| Problem description |
Stop after the line containing "import plotly.graph_objects as go": print each line exactly from the first line of the listing up to that point.

| Entries supplied |
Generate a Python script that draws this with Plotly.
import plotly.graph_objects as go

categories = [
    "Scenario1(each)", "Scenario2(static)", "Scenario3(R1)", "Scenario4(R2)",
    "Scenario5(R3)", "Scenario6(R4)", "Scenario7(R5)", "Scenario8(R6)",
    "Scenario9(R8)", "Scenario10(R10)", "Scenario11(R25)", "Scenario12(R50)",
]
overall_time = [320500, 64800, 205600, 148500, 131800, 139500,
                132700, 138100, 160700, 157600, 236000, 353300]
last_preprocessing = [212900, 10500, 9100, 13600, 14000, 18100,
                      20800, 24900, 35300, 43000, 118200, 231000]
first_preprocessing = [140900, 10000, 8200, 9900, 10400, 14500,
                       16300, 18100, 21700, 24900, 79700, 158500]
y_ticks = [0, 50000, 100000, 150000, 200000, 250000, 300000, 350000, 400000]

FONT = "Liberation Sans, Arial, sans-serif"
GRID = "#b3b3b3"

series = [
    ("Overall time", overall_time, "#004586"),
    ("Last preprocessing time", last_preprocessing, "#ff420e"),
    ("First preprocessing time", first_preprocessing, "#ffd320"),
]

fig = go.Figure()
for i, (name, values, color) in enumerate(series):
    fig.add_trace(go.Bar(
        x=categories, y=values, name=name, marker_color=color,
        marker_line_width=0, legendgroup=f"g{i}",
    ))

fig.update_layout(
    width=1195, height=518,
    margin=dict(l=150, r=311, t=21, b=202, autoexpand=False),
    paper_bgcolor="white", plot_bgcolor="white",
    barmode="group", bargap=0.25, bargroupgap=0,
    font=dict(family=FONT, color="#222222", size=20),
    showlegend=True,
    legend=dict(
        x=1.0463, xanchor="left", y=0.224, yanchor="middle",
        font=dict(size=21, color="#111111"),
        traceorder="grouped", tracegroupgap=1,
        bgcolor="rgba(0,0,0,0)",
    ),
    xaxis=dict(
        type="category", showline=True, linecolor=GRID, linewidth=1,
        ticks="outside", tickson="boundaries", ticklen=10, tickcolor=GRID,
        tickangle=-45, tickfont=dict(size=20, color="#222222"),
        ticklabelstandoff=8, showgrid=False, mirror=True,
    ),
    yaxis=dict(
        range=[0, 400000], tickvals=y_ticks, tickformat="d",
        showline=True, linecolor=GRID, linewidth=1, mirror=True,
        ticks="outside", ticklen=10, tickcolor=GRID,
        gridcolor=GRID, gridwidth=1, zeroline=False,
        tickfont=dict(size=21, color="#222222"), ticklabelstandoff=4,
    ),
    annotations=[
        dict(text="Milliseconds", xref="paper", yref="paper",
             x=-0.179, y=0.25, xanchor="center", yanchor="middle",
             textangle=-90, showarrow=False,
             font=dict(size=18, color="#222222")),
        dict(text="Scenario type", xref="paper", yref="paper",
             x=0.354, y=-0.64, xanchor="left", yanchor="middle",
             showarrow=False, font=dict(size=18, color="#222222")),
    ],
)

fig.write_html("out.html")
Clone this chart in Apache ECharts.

| Result for this exercise |
Generate a Python script that draws this with Plotly.
import plotly.graph_objects as go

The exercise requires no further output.